Tag Archives: Kirk Hammett

It’s Alive Proves Good Things Do End in -eum

At this point, my fascination with the Universal Monsters has gone on longer than the actual active period of the Monsters* so I’ve read and absorbed just about all the available information about them. So walking into It’s Alive!, an exhibit of “classic horror and sci-fi movie posters from the Kirk Hammett collection” at the Peabody Essex Museum in Salem, MA, I fully expected this to be a simple repacking of the same information I’ve already seen a thousand times.

However, though I know all of these stories and I’ve seen most of these images (though there was a foreign Frankenstein poster I’d never seen), seeing them in a physical space at their original size was something I wasn’t prepared for. I’d seen these images on paper or in pixels; seeing them like this was like taking a walk through my mind and getting to see how all the dots connect.

The exhibit is arranged by theme, with attention paid to chronology, but it jumps the timeline where it will strengthen the connection. I wouldn’t have been able to draw a line between the 1921 Hamlet and 1931 Dracula myself, but by linking the design of the posters, this exhibit has made it so I’ll always think of one when I think of the other.
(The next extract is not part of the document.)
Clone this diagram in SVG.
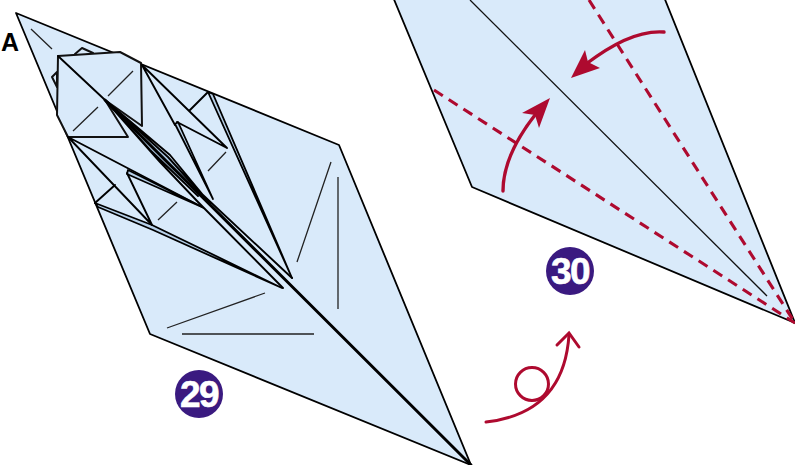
<svg xmlns="http://www.w3.org/2000/svg" width="795" height="465" viewBox="0 0 795 465">
<style>
.paper{fill:#d9eafa;stroke:#000;stroke-width:1.8;stroke-linejoin:round}
.flap{fill:#d9eafa;stroke:#111;stroke-width:2;stroke-linejoin:round}
.strip{fill:#b7d0e8;stroke:#000;stroke-width:1.8;stroke-linejoin:round}
.ln{fill:none;stroke:#000;stroke-width:1.9;stroke-linejoin:round;stroke-linecap:round}
.thin{fill:none;stroke:#222;stroke-width:1.3}
.dash{fill:none;stroke:#ae0a2f;stroke-width:3.1;stroke-dasharray:10.5 7}
.red{fill:none;stroke:#ae0a2f;stroke-width:3;stroke-linecap:round}
.head{fill:#ae0a2f}
.badge{fill:#3a1a80}
.num{font-family:"Liberation Sans",Arial,sans-serif;font-weight:700;font-size:37px;letter-spacing:-1.5px;fill:#fff;stroke:#fff;stroke-width:.6;text-anchor:middle}
</style>
<g id="model-29">
<polygon class="paper" points="16,13 339,145 471,465 150,334"/>
<polygon class="flap" points="75,54 82,48 93,53 75,58"/>
<polygon class="flap" points="57,72 52,77 57,87"/>
<polygon class="flap" points="58,56 120,52 141,63 142,126 105,100 128,137 68,137 57,115"/>
<path class="ln" d="M58,56 L105,100"/>
<polygon class="strip" points="208,92 213,94 292,278"/>
<polygon class="strip" points="175,124 178,122 213,199"/>
<polygon class="strip" points="128,170 127,174 204,208"/>
<polygon class="strip" points="95,203 98,207 153,230 282,288 152,225"/>
<path class="ln" d="M142,65 L175,125 M142,65 L227,148 M177,122 L227,148 M189,111 L208,92"/>
<path class="ln" d="M68,137 L204,208 M68,137 L152,225 M127,173 L152,225 M115,185 L95,203"/>
<polygon points="105,100 170,155 203,195 292,278 283,288 198,202 160,162" fill="#d9eafa"/>
<polygon points="105,100 168,157 205,200 198,196 150,150" fill="#a9c4de"/>
<path class="ln" d="M105,100 L170,155 L203,195 L292,278 M105,100 L160,162 L198,202 L283,288 M105,100 L150,150 L198,196 M105,100 L168,157 L210,204"/>
<path class="ln" style="stroke-width:2.9" d="M105,100 L471,465"/>
<path class="thin" d="M31,29 L52,49 M133,71 L108,96 M98,107 L73,131 M177,202 L158,220 M226,152 L208,171 M331,162 L297,262 M338,177 L338,309 M265,293 L167,328 M182,334 L314,334"/>
</g>
<g id="model-30">
<polygon class="paper" points="393,-3 664,-3 795,323 472,187"/>
<path class="thin" d="M470,0 L767,296" style="stroke:#111"/>
<path class="dash" d="M434,90 L795,323"/>
<path class="dash" d="M589,0 L795,323"/>
</g>
<g id="connectors">
<path class="red" style="stroke-width:3.4" d="M664,32 C637,30 610,46 586,64"/>
<polygon class="head" points="571,78 585,50 588,62 600,68"/>
<path class="red" style="stroke-width:3.4" d="M503,191 C503,165 517,138 535,115"/>
<polygon class="head" points="550,98 522,113 535,115 539,128"/>
<path class="red" d="M486,422 C530,417 565,395 569,335"/>
<path class="red" d="M557,345 L569,333 L579,347"/>
<circle class="red" cx="532" cy="384" r="16.5"/>
</g>
<g id="badge-29"><circle class="badge" cx="199" cy="394" r="24"/><text class="num" x="199" y="407">29</text></g>
<g id="badge-30"><circle class="badge" cx="570" cy="271" r="24"/><text class="num" x="570" y="284">30</text></g>
<g id="label-a"><text x="1" y="51" style="font-family:'Liberation Sans',Arial,sans-serif;font-weight:700;font-size:25px;fill:#000">A</text></g>
</svg>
There are a couple of props—the outfit Boris Karloff wore in the Black Cat, Lugosi’s White Zombie suit, a Wolf Man test mask—but if there is one thing I think everyone should see, it would be the Basil Gogos originals on display. Those covers for Famous Monsters of Filmland are about as famous as pictures of the actual actors, so much so that it’s easy to forget they’re actual paintings, not some clever Photoshop filter. I found myself planted inches away from a Basil Gogos painting of Boris Karloff as Im-Ho-Tep, staring at the brush strokes and chunky swaths of paint for way longer than I’d like to admit. And once you get bored of that, there’s a couple Frank Frazetta originals to stare at too.

Kirk Hammett himself is represented by a display of his Monster themed guitars, along with a nice video package about what all this Monster memorabilia means to him. I wish the guitars were available to play, but I can understand why the museum doesn’t let random jackasses butcher the “Fade to Black” solo while other patrons are trying to study a Strickfaden machine in peace.

Even without the ability to shred I was having so much fun I didn’t even stop to “well, actually…” the guy who said he saw London After Midnight. Being so enthralled that I don’t start spouting off about classic horror is the highest recommendation I can give.

*For the record, I consider Dracula through Abbott and Costello Meet Frankensein (1931-1948) to be the active period, though that doesn’t mean outliers like Lon Chaney’s Phantom or the Creature from the Black Lagoon don’t count as Universal Monsters.